"""

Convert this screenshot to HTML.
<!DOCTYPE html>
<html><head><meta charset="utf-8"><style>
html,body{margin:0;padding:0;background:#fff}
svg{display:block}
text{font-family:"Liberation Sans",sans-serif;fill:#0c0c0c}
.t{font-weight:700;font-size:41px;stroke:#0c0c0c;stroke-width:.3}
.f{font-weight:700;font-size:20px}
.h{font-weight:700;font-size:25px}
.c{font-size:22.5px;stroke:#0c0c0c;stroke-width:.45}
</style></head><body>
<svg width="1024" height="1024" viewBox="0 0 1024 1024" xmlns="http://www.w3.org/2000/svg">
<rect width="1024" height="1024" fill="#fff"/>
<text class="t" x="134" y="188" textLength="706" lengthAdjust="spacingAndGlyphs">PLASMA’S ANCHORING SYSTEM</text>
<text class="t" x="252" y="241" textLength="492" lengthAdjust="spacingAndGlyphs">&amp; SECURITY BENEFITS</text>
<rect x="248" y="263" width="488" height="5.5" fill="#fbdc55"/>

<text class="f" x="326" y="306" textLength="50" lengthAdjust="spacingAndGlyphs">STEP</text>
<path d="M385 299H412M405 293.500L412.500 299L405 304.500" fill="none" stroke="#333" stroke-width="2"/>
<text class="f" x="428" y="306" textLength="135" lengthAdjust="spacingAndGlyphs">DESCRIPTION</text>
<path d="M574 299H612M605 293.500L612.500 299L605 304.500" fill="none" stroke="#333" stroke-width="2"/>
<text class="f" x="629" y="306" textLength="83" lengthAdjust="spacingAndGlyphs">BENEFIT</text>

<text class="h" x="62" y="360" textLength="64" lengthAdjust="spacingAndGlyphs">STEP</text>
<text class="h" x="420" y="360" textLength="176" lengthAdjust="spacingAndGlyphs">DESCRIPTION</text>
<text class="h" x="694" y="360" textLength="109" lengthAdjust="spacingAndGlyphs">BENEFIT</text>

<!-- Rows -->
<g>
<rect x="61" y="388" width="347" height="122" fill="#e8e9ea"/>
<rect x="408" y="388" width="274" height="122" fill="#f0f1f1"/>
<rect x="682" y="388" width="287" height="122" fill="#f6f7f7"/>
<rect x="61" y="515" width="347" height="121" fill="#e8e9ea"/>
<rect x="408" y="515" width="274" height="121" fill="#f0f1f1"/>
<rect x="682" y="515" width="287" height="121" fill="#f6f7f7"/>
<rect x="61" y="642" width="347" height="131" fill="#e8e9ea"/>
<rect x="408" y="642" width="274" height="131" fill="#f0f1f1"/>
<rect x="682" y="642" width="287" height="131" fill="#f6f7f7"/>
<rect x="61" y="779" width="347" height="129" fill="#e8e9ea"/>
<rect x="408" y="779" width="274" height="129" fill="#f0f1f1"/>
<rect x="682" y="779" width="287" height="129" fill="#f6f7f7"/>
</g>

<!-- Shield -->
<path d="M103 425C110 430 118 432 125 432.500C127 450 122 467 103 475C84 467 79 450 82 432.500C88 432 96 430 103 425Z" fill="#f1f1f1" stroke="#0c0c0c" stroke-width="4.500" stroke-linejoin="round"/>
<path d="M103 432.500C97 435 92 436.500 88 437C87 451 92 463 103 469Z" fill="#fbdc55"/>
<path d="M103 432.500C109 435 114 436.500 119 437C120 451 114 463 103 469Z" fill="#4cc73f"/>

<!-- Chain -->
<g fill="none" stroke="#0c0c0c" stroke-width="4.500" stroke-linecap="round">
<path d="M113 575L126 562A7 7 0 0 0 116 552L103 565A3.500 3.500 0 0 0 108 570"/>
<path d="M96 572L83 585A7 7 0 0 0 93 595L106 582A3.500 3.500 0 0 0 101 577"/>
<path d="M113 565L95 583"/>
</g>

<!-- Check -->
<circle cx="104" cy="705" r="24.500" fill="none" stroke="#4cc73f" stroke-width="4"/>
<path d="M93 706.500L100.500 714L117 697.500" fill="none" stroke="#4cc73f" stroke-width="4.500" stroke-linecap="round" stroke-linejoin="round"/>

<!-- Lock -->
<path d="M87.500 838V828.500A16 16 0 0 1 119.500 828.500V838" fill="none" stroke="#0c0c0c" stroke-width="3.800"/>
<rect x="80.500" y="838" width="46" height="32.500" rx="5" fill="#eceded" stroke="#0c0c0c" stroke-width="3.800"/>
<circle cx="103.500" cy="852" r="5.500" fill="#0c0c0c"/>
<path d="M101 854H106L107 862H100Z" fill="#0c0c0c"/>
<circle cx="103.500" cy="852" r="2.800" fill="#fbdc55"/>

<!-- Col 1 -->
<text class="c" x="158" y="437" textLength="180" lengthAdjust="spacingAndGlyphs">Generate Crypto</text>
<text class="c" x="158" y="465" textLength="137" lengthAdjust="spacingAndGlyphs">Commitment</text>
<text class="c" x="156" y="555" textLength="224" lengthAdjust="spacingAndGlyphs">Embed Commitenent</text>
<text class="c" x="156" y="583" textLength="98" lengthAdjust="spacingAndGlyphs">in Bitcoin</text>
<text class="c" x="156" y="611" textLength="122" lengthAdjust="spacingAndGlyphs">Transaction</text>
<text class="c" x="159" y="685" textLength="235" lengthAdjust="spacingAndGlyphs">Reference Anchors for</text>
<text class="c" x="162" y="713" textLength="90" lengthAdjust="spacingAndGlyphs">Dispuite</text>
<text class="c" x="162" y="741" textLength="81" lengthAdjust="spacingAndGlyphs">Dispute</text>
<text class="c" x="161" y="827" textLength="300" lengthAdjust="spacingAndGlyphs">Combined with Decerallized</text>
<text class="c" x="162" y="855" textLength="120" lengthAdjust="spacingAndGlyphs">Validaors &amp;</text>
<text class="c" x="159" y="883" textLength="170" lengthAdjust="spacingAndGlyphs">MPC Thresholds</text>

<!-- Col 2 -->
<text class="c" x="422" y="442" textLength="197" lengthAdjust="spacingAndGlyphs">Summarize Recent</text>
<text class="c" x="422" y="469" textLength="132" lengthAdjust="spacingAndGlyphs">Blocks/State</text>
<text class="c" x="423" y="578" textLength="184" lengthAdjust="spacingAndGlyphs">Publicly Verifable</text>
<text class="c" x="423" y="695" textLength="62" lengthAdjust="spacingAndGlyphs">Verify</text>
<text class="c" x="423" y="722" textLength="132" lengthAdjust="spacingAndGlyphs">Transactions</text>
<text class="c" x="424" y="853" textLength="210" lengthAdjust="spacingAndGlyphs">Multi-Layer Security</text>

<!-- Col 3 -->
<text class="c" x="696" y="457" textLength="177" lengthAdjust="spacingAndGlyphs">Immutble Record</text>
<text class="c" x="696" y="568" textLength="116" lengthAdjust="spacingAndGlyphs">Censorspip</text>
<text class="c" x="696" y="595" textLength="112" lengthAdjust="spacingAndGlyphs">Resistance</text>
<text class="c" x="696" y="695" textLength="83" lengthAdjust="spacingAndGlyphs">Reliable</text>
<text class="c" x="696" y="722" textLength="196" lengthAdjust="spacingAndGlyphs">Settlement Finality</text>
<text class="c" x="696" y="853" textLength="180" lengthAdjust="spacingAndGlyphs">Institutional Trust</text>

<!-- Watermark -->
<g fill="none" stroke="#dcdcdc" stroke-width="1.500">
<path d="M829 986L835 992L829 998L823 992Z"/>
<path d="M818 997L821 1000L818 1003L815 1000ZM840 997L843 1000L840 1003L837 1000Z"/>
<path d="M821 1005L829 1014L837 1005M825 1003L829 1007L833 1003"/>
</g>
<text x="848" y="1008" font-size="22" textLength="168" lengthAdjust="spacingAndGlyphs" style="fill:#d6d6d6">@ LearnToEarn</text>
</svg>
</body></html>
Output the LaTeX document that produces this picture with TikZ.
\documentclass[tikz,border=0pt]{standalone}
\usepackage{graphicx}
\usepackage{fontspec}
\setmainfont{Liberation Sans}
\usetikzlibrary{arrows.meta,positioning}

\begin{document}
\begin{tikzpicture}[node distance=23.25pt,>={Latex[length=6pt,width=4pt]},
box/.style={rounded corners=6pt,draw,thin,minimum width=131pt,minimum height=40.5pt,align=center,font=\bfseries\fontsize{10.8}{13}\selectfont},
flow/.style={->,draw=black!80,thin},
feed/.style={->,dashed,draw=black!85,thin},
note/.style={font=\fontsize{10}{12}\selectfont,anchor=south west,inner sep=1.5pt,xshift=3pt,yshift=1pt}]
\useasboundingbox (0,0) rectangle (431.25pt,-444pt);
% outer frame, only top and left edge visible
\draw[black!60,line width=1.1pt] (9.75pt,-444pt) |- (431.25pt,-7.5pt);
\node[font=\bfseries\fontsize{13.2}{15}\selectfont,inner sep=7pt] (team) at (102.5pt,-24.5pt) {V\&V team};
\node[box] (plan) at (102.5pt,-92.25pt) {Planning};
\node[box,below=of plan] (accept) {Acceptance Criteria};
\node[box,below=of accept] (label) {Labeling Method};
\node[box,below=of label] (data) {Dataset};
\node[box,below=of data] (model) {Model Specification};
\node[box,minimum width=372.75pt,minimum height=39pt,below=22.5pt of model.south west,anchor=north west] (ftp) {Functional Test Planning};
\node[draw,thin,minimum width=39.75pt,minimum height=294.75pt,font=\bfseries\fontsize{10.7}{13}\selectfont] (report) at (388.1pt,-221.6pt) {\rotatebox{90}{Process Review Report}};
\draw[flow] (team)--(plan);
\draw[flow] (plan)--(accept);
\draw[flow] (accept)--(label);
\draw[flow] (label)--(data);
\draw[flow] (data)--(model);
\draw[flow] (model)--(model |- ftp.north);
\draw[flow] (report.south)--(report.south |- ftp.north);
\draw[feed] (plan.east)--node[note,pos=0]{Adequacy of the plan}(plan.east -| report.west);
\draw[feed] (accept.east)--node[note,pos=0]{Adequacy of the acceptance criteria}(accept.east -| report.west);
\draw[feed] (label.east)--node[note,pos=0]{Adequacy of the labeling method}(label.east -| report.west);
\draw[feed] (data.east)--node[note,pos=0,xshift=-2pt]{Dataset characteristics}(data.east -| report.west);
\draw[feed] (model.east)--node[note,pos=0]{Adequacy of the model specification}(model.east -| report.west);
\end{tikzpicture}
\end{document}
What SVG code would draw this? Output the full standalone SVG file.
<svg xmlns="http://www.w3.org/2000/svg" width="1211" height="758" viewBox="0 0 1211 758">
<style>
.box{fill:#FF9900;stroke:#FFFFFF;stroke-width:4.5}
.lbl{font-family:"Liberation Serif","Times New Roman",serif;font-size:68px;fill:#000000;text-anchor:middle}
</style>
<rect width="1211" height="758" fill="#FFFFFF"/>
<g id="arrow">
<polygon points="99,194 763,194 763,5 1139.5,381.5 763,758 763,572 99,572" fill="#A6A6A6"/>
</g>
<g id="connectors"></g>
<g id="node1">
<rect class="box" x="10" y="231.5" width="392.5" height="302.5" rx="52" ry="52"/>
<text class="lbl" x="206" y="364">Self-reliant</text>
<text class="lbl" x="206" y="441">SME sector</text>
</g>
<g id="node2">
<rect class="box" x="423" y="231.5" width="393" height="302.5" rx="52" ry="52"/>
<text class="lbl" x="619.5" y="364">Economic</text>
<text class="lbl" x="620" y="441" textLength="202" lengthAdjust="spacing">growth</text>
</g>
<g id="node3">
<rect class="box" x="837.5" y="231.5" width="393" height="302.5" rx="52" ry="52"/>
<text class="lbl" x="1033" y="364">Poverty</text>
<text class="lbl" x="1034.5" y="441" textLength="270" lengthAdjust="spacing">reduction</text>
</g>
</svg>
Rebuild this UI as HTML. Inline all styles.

"""

**DESCRIPTION OF THE TASK**
Looking at the material above, count the lines that hold "with" and give the total alone.

**EXERCISE SOLUTION**
2